Surgical Aneurysm Repair
Life-saving surgery that can prevent an aneurysm from bursting
An aneurysm is an area of an artery wall that has become weak and may have begun to swell or enlarge. In some cases, high blood pressure and other factors may cause the aneurysm to burst. Aneurysms can occur anywhere in the body, but are particular dangerous in arteries that lead to the heart and brain, as they may cause a heart attack or stroke. Depending upon the size and location of the aneurysm, surgical aneurysm repair offers an appropriate solution to help strengthen the artery and prevent the aneurysm from rupturing.
As with any surgery, there are certain risks associated with this procedure that you should discuss with your Hurley cardiologist and vascular surgeon beforehand. Your physician will also provide you with specific instructions to help you prepare for surgery and post-surgery recovery.
Before the procedure:
Except in urgent cases, the surgery will be schedule for a time that is convenient for you. Be sure to tell your Hurley surgeon about any medications you are taking and if you have allergies to particular types of medication. These include both over-the-counter medications available at your local pharmacy or store, such as aspirin, as well as prescription medications. If you smoke, you should stop smoking at least two weeks before the surgery. As the surgery approaches, be sure to tell your physician if you have any symptoms of a cold or flu, such as runny nose, fever and chills, or have an infection. Your surgery may need to be rescheduled until you are well enough to proceed.

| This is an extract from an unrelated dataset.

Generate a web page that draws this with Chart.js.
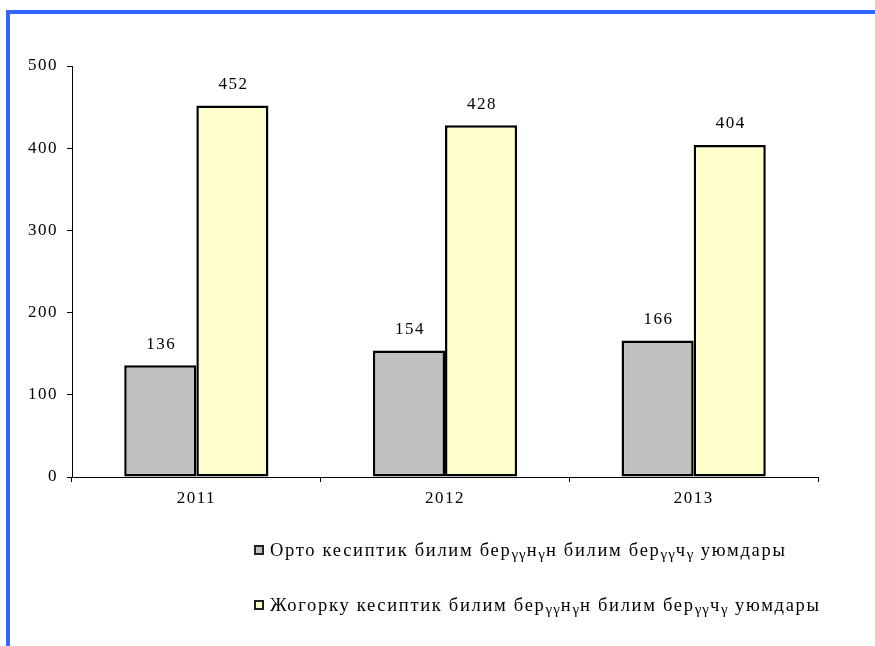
<!DOCTYPE html>
<html>
<head>
<meta charset="utf-8">
<script src="https://cdn.jsdelivr.net/npm/chart.js@4"></script>
<style>
  body { margin: 0; background: #fff; }
  #wrap { position: relative; width: 875px; height: 646px; }
  #frame { position: absolute; left: 6px; top: 10px; right: 0; bottom: 0;
           border-top: 4px solid #3366ff; border-left: 4px solid #3366ff; }
  .leg { position: absolute; left: 254px; font-family: "Liberation Serif", serif;
         font-size: 18.5px; line-height: 22px; letter-spacing: 1.7px; color: #000; white-space: nowrap; }
  .leg i { display: inline-block; width: 6px; height: 6px; border: 2px solid #222;
           margin-right: 6px; vertical-align: 1px; }
  .leg sub { font-size: 15px; vertical-align: -3px; letter-spacing: 1px; }
</style>
</head>
<body>
<div id="wrap">
  <canvas id="barChart" width="875" height="646"></canvas>
  <div id="frame"></div>
  <div class="leg" style="top:539px"><i style="background:#c0c0c0"></i>Орто кесиптик билим бер<sub>γγ</sub>н<sub>γ</sub>н билим бер<sub>γγ</sub>ч<sub>γ</sub> уюмдары</div>
  <div class="leg" style="top:594px"><i style="background:#ffffcc"></i>Жогорку кесиптик билим бер<sub>γγ</sub>н<sub>γ</sub>н билим бер<sub>γγ</sub>ч<sub>γ</sub> уюмдары</div>
</div>
<script>
var years = ["2011", "2012", "2013"];
var orto = [136, 154, 166];
var jogorku = [452, 428, 404];

// шрифт в оригинале шире, добавим разрядку
var spacing = {
  id: "spacing",
  beforeLayout: function(chart) { chart.ctx.letterSpacing = "1.5px"; },
  beforeDraw: function(chart) { chart.ctx.letterSpacing = "1.5px"; }
};

// подписи над столбиками
var barLabels = {
  id: "barLabels",
  afterDatasetsDraw: function(chart) {
    var ctx = chart.ctx;
    ctx.save();
    ctx.font = "17px 'Liberation Serif'";
    ctx.fillStyle = "#000";
    ctx.textAlign = "center";
    ctx.textBaseline = "middle";
    chart.data.datasets.forEach(function(ds, i) {
      chart.getDatasetMeta(i).data.forEach(function(bar, j) {
        ctx.fillText(ds.data[j], bar.x + 1, bar.y - 21);
      });
    });
    ctx.restore();
  }
};

var ctx = document.getElementById("barChart").getContext("2d");
var barChart = new Chart(ctx, {
  type: "bar",
  data: {
    labels: years,
    datasets: [{
      data: orto,
      backgroundColor: "#c0c0c0",
      borderColor: "#000",
      borderWidth: 2.5,
      borderSkipped: false,
      barPercentage: 1,
      categoryPercentage: 0.58
    }, {
      data: jogorku,
      backgroundColor: "#ffffcc",
      borderColor: "#000",
      borderWidth: 2.5,
      borderSkipped: false,
      barPercentage: 1,
      categoryPercentage: 0.58
    }]
  },
  options: {
    responsive: false,
    animation: false,
    layout: {
      padding: { left: 0, right: 57, top: 66, bottom: 129 }
    },
    plugins: {
      legend: { display: false },
      tooltip: { enabled: false }
    },
    scales: {
      y: {
        min: 0,
        max: 500,
        ticks: { stepSize: 100, color: "#000", padding: 9,
                 font: { family: "Liberation Serif", size: 17 } },
        grid: { drawOnChartArea: false, tickLength: 5, color: "#000" },
        border: { color: "#000", width: 1 },
        afterFit: function(scale) { scale.width = 72; }
      },
      x: {
        ticks: { color: "#000", padding: 6,
                 font: { family: "Liberation Serif", size: 17 } },
        grid: { drawOnChartArea: false, tickLength: 5, color: "#000", offset: true },
        border: { color: "#000", width: 1 },
        afterFit: function(scale) { scale.height = 40; }
      }
    }
  },
  plugins: [spacing, barLabels]
});
</script>
</body>
</html>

Have nothing to eat or drink except a small sip of water with medications for 12 hours before your procedure. Take a shower the night before or the morning of the procedure, using antibacterial soap. Plan to be at Hurley Medical Center for approximately five to seven days. Arrange for someone to take you to and from Hurley Medical Center.
During the procedure:
Once you arrive at Hurley Medical Center (usually the day before surgery or the morning of the surgery), you will be admitted to the hospital. A series of tests, including electrocardiogram (EKG or ECG), blood tests and urine tests, among others, will be given in order to assess your readiness for the surgery. The area of the surgery will be washed, scrubbed and, if necessary, shaved.
Small electrodes will be attached to your chest, which are attached to a device that will monitor your heart rhythm and electrical activity. A local anesthetic will be used to numb the area where an IV will inserted into a vein. The IV will deliver anesthesia before and during the operation. After you are asleep, a tube will be inserted down your windpipe and connected to a respirator machine, which will help you breathe
After you are completely asleep, a tube will be inserted down your windpipe and connected to a machine called a respirator, which will help you breath during the surgery. Another tube will be inserted through your nose and throat and into your stomach, which will stop liquid and air from collecting in your stomach. A catheter (a thin tube) will also be inserted into your bladder through your urethra to collect urine.
The cardiovascular surgeon will make an incision in the abdomen or the chest, depending on the location of the aneurysm. Clamps will be placed on the artery above and below the aneurysm to stop blood flow to that part of the aorta (blood will get to your heart and brain through other blood vessels).
In some cases, the aneurysm will be completely removed and replaced with a tube called a graft. In other cases, the graft will be inserted within the aneurysm. Once the graft is fully attached in the artery, the clamps will be removed so that blood can flow normally through the artery.
The surgery typically takes between two and four hours. You will the be moved to the Intensive Care Unit for one or two days to ensure that you are in stable condition, after which you will be move to a regular room for four to six days before being discharged.
You will be given diuretics to help prevent fluid buildup and blood. You will probably be required to take aspirin for several weeks following the surgery, in order to prevent blood clots. You will be asked to come to follow-up appointments after being discharged, to ensure that you are recovering appropriately from the surgery. You will not be allowed to return to work until approximately four to six weeks after the operation, depending upon the type of job you have.
Your Hurley physician will also give you information on lifestyle changes, such as improved diet, increased exercise and stress management techniques, that can help you lower your chance of future cardiovascular problems.